BEGIN Material
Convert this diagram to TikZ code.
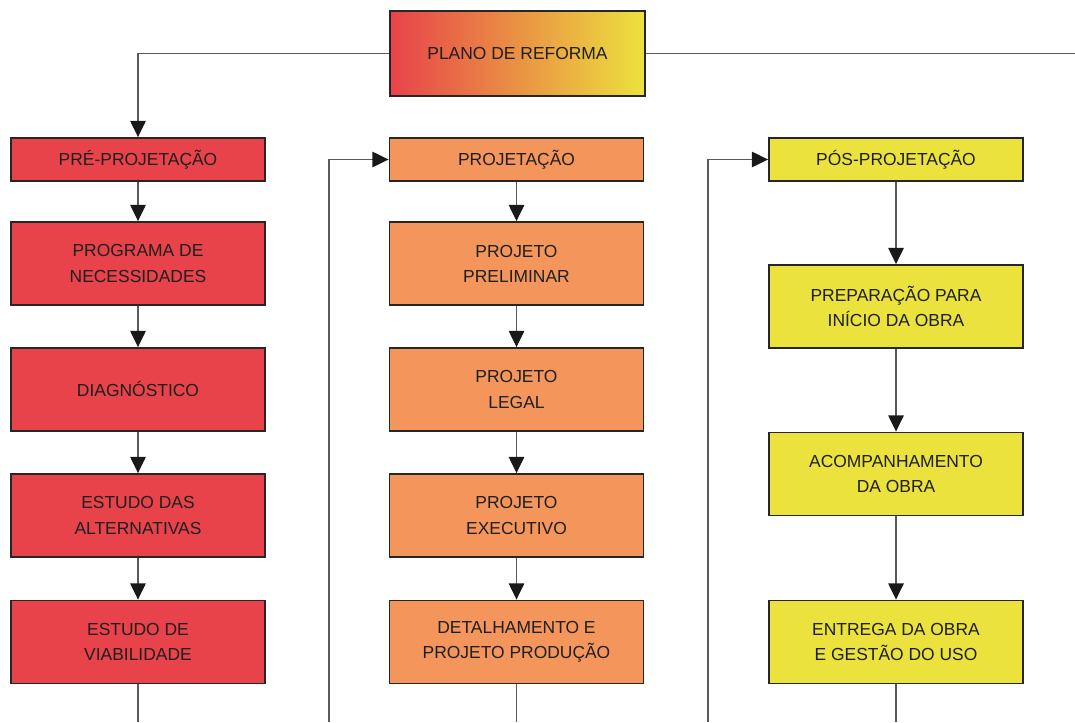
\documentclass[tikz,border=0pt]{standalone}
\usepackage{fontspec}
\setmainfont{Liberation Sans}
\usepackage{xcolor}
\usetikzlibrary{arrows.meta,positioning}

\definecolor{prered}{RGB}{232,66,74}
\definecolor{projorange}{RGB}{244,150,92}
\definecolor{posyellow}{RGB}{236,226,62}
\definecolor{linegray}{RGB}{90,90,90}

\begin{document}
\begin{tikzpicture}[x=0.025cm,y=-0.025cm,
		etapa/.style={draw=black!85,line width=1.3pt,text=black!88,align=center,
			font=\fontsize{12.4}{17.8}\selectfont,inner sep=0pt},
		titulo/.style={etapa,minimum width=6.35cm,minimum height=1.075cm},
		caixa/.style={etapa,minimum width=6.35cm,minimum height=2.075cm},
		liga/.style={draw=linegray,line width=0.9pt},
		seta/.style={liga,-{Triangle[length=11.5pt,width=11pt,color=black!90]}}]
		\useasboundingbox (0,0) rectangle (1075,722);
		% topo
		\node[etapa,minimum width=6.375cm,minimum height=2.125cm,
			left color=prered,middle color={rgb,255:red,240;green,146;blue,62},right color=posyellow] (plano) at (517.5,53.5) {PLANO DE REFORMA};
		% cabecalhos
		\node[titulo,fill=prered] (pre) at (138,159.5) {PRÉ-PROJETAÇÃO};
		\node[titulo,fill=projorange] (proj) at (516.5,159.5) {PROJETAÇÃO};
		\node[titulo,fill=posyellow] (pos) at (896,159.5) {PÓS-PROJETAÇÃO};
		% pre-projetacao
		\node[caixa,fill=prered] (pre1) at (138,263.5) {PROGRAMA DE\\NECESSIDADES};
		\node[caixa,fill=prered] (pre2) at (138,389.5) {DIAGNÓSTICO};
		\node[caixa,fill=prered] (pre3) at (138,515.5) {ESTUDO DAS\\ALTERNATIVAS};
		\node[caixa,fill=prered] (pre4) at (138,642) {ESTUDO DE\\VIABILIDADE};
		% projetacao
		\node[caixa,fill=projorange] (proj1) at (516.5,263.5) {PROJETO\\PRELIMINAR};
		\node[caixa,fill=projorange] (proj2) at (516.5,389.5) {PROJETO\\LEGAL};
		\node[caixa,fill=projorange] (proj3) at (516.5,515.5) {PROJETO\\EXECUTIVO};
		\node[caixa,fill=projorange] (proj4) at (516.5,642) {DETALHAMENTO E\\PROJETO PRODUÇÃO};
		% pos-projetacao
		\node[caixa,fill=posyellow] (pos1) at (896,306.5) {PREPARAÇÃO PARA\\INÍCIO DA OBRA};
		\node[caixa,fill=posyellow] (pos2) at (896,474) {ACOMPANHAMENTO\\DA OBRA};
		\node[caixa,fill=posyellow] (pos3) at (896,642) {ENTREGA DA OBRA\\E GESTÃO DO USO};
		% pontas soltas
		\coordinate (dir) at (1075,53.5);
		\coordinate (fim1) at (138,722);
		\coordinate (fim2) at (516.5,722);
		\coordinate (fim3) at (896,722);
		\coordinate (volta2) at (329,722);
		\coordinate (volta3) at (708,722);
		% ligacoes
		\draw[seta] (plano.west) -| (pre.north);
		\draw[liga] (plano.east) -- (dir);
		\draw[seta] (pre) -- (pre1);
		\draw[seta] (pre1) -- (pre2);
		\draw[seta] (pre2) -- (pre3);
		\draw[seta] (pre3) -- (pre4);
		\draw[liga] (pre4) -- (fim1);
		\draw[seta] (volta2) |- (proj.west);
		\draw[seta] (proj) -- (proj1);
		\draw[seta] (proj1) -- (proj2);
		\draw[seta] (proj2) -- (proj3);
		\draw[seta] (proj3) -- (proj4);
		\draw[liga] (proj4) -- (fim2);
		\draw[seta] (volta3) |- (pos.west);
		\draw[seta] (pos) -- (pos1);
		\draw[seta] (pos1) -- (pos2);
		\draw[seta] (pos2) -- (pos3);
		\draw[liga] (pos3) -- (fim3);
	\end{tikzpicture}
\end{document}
END Material
Copy every line of the data exactly as written, excluding the pictures.

Expected output
Convert this diagram to TikZ code.
\documentclass[tikz,border=0pt]{standalone}
\usepackage{fontspec}
\setmainfont{Liberation Sans}
\usepackage{xcolor}
\usetikzlibrary{arrows.meta,positioning}

\definecolor{prered}{RGB}{232,66,74}
\definecolor{projorange}{RGB}{244,150,92}
\definecolor{posyellow}{RGB}{236,226,62}
\definecolor{linegray}{RGB}{90,90,90}

\begin{document}
\begin{tikzpicture}[x=0.025cm,y=-0.025cm,
		etapa/.style={draw=black!85,line width=1.3pt,text=black!88,align=center,
			font=\fontsize{12.4}{17.8}\selectfont,inner sep=0pt},
		titulo/.style={etapa,minimum width=6.35cm,minimum height=1.075cm},
		caixa/.style={etapa,minimum width=6.35cm,minimum height=2.075cm},
		liga/.style={draw=linegray,line width=0.9pt},
		seta/.style={liga,-{Triangle[length=11.5pt,width=11pt,color=black!90]}}]
		\useasboundingbox (0,0) rectangle (1075,722);
		% topo
		\node[etapa,minimum width=6.375cm,minimum height=2.125cm,
			left color=prered,middle color={rgb,255:red,240;green,146;blue,62},right color=posyellow] (plano) at (517.5,53.5) {PLANO DE REFORMA};
		% cabecalhos
		\node[titulo,fill=prered] (pre) at (138,159.5) {PRÉ-PROJETAÇÃO};
		\node[titulo,fill=projorange] (proj) at (516.5,159.5) {PROJETAÇÃO};
		\node[titulo,fill=posyellow] (pos) at (896,159.5) {PÓS-PROJETAÇÃO};
		% pre-projetacao
		\node[caixa,fill=prered] (pre1) at (138,263.5) {PROGRAMA DE\\NECESSIDADES};
		\node[caixa,fill=prered] (pre2) at (138,389.5) {DIAGNÓSTICO};
		\node[caixa,fill=prered] (pre3) at (138,515.5) {ESTUDO DAS\\ALTERNATIVAS};
		\node[caixa,fill=prered] (pre4) at (138,642) {ESTUDO DE\\VIABILIDADE};
		% projetacao
		\node[caixa,fill=projorange] (proj1) at (516.5,263.5) {PROJETO\\PRELIMINAR};
		\node[caixa,fill=projorange] (proj2) at (516.5,389.5) {PROJETO\\LEGAL};
		\node[caixa,fill=projorange] (proj3) at (516.5,515.5) {PROJETO\\EXECUTIVO};
		\node[caixa,fill=projorange] (proj4) at (516.5,642) {DETALHAMENTO E\\PROJETO PRODUÇÃO};
		% pos-projetacao
		\node[caixa,fill=posyellow] (pos1) at (896,306.5) {PREPARAÇÃO PARA\\INÍCIO DA OBRA};
		\node[caixa,fill=posyellow] (pos2) at (896,474) {ACOMPANHAMENTO\\DA OBRA};
		\node[caixa,fill=posyellow] (pos3) at (896,642) {ENTREGA DA OBRA\\E GESTÃO DO USO};
		% pontas soltas
		\coordinate (dir) at (1075,53.5);
		\coordinate (fim1) at (138,722);
		\coordinate (fim2) at (516.5,722);
		\coordinate (fim3) at (896,722);
		\coordinate (volta2) at (329,722);
		\coordinate (volta3) at (708,722);
		% ligacoes
		\draw[seta] (plano.west) -| (pre.north);
		\draw[liga] (plano.east) -- (dir);
		\draw[seta] (pre) -- (pre1);
		\draw[seta] (pre1) -- (pre2);
		\draw[seta] (pre2) -- (pre3);
		\draw[seta] (pre3) -- (pre4);
		\draw[liga] (pre4) -- (fim1);
		\draw[seta] (volta2) |- (proj.west);
		\draw[seta] (proj) -- (proj1);
		\draw[seta] (proj1) -- (proj2);
		\draw[seta] (proj2) -- (proj3);
		\draw[seta] (proj3) -- (proj4);
		\draw[liga] (proj4) -- (fim2);
		\draw[seta] (volta3) |- (pos.west);
		\draw[seta] (pos) -- (pos1);
		\draw[seta] (pos1) -- (pos2);
		\draw[seta] (pos2) -- (pos3);
		\draw[liga] (pos3) -- (fim3);
	\end{tikzpicture}
\end{document}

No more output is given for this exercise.